I adjust Chasity’s postural restraint, the “Elbow Pull,” and then remind her to give to the tension to get the release with a reward of oats for flexing at the poll. Wrangler, “Mr. Curiosity” watches intently…they do learn from each other!
Chasity’s overall posture has changed dramatically as has her movement. She uses her body much more efficiently.
Chasity has strong hind quarter engagement with an uphill balance to promote enthusiasm, endurance and stamina.
A reward is always in order for a job well done. Her forward stretch has improved greatly in one short year.
The lateral stretches are also much improved. After five rotations of walk, then trot, then reverse and repeat the other direction, 3 sets with a 3 minute break in between, then stop. Done once a week is adequate to maintain conditioning.
I hold the halter crown strap in my hand and protect her ears as I remove Chasity’s bridle. Then I slip the bridle onto my left arm, bring the noseband over her nose with my left hand and fasten the halter to the strap in my right hand. This ensures that I can keep hold of her should she try to pull away. Last, I fasten the tie strap from the hitch rail.
I always unfasten the girth on the left, then tie up the girth on the right, slide the saddle back, loosen the crupper from the tail and take off the saddle on the right side. This gets the equine used to being handled from BOTH sides. I always rinse the bits and wipe any dirt from the bridles and saddles before putting them away…saves work in the long run!
I remove Chasity’s neck sweat to see how much sweat is underneath…encouraging! We are definitely making progress!
To end, we do a few more stretches in each direction. These are improving immensely, too!
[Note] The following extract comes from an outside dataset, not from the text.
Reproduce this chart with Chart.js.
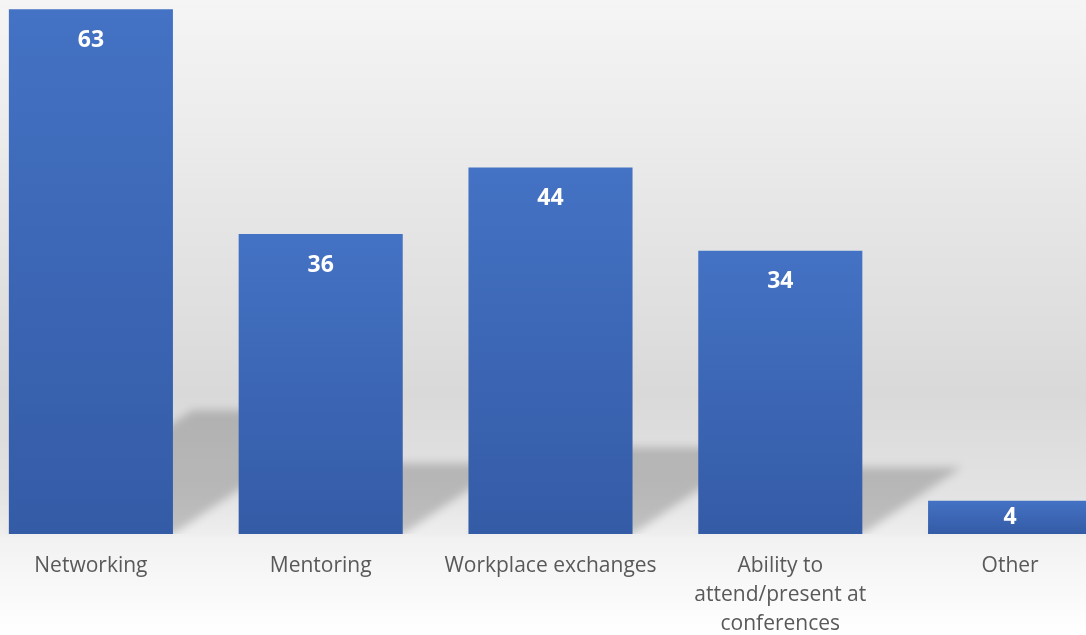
<!DOCTYPE html>
<html>
<head>
<meta charset="utf-8">
<script src="https://cdn.jsdelivr.net/npm/chart.js@4/dist/chart.umd.min.js"></script>
<style>
  html, body { margin: 0; padding: 0; width: 1086px; height: 635px; overflow: hidden; }
  body {
    background: linear-gradient(to bottom, #f5f5f5 0%, #d9d9d9 62%, #e3e3e3 78%, #eeeeee 84%, #f2f2f2 85%, #ffffff 100%);
  }
  #wrap { position: absolute; left: -24px; top: 0; width: 1149px; height: 635px; }
</style>
</head>
<body>
<div id="wrap"><canvas id="myChart"></canvas></div>
<script>
// DATA
const categories = [
  "Networking",
  "Mentoring",
  "Workplace exchanges",
  ["Ability to", "attend/present at", "conferences"],
  "Other"
];
const counts = [63, 36, 44, 34, 4];

const yMin = 0;
const yMax = 64.1;

// floor shadows behind the bars
const shadowPlugin = {
  id: "floorShadow",
  beforeDatasetsDraw(chart) {
    const ctx = chart.ctx;
    const area = chart.chartArea;
    const meta = chart.getDatasetMeta(0);
    ctx.save();
    ctx.beginPath();
    ctx.rect(area.left, area.top, area.right - area.left, area.bottom - area.top);
    ctx.clip();
    ctx.filter = "blur(4px)";
    ctx.fillStyle = "rgba(0,0,0,0.19)";
    meta.data.forEach((bar) => {
      const h = bar.base - bar.y;
      const xl = bar.x - bar.width / 2;
      const xr = bar.x + bar.width / 2;
      const dx = h * 0.35;
      const dy = h * 0.236;
      ctx.beginPath();
      ctx.moveTo(xl, bar.base);
      ctx.lineTo(xr, bar.base);
      ctx.lineTo(xr + dx, bar.base - dy);
      ctx.lineTo(xl + dx, bar.base - dy);
      ctx.closePath();
      ctx.fill();
    });
    ctx.restore();
  }
};

// value labels inside the top of each bar
const valueLabels = {
  id: "valueLabels",
  afterDatasetsDraw(chart) {
    const ctx = chart.ctx;
    const meta = chart.getDatasetMeta(0);
    ctx.save();
    ctx.fillStyle = "#ffffff";
    ctx.font = "bold 23px 'Open Sans', sans-serif";
    ctx.textAlign = "center";
    ctx.textBaseline = "middle";
    meta.data.forEach((bar, i) => {
      // short bars get the label centred
      const ly = Math.min(bar.y + 31, (bar.y + bar.base) / 2);
      ctx.fillText(String(counts[i]), bar.x, ly);
    });
    ctx.restore();
  }
};

function barFill(context) {
  const chart = context.chart;
  if (!chart.chartArea) return "#4472c4";
  const y = chart.scales.y;
  const top = y.getPixelForValue(context.raw);
  const bottom = y.getPixelForValue(0);
  const g = chart.ctx.createLinearGradient(0, top, 0, bottom);
  g.addColorStop(0, "#4472c4");
  g.addColorStop(1, "#345ba6");
  return g;
}

new Chart(document.getElementById("myChart"), {
  type: "bar",
  data: {
    labels: categories,
    datasets: [{
      data: counts,
      backgroundColor: barFill,
      borderWidth: 0,
      barPercentage: 0.714,
      categoryPercentage: 1.0
    }]
  },
  options: {
    responsive: true,
    maintainAspectRatio: false,
    animation: false,
    layout: { padding: 0 },
    plugins: {
      legend: { display: false },
      tooltip: { enabled: false }
    },
    scales: {
      x: {
        grid: { display: false },
        border: { display: false },
        ticks: {
          color: "#595959",
          font: { family: "'Open Sans', sans-serif", size: 21, lineHeight: 1.39 },
          padding: 9,
          maxRotation: 0,
          autoSkip: false
        },
        afterFit(scale) { scale.height = 101; }
      },
      y: {
        display: false,
        min: yMin,
        max: yMax
      }
    }
  },
  plugins: [shadowPlugin, valueLabels]
});
</script>
</body>
</html>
Then it’s walking IN SYNC back to the barn for turnout in the larger dry lot. They enter the stall, ladies first, and then they both turn around to allow me to remove their halters and to enjoy their last reward. I keep all my donkeys off grass most of the time. I find that they stay healthier and do not run the risk of getting obese that way. They do have large dry lots for turnout on pea gravel every day and a couple of acres of dirt pen for really stretching their legs every other day. They do get some grass when we go for walks, but do not seem to miss it most of the time. They are too busy playing and resting with each other…and looking forward to our next lesson TOGETHER!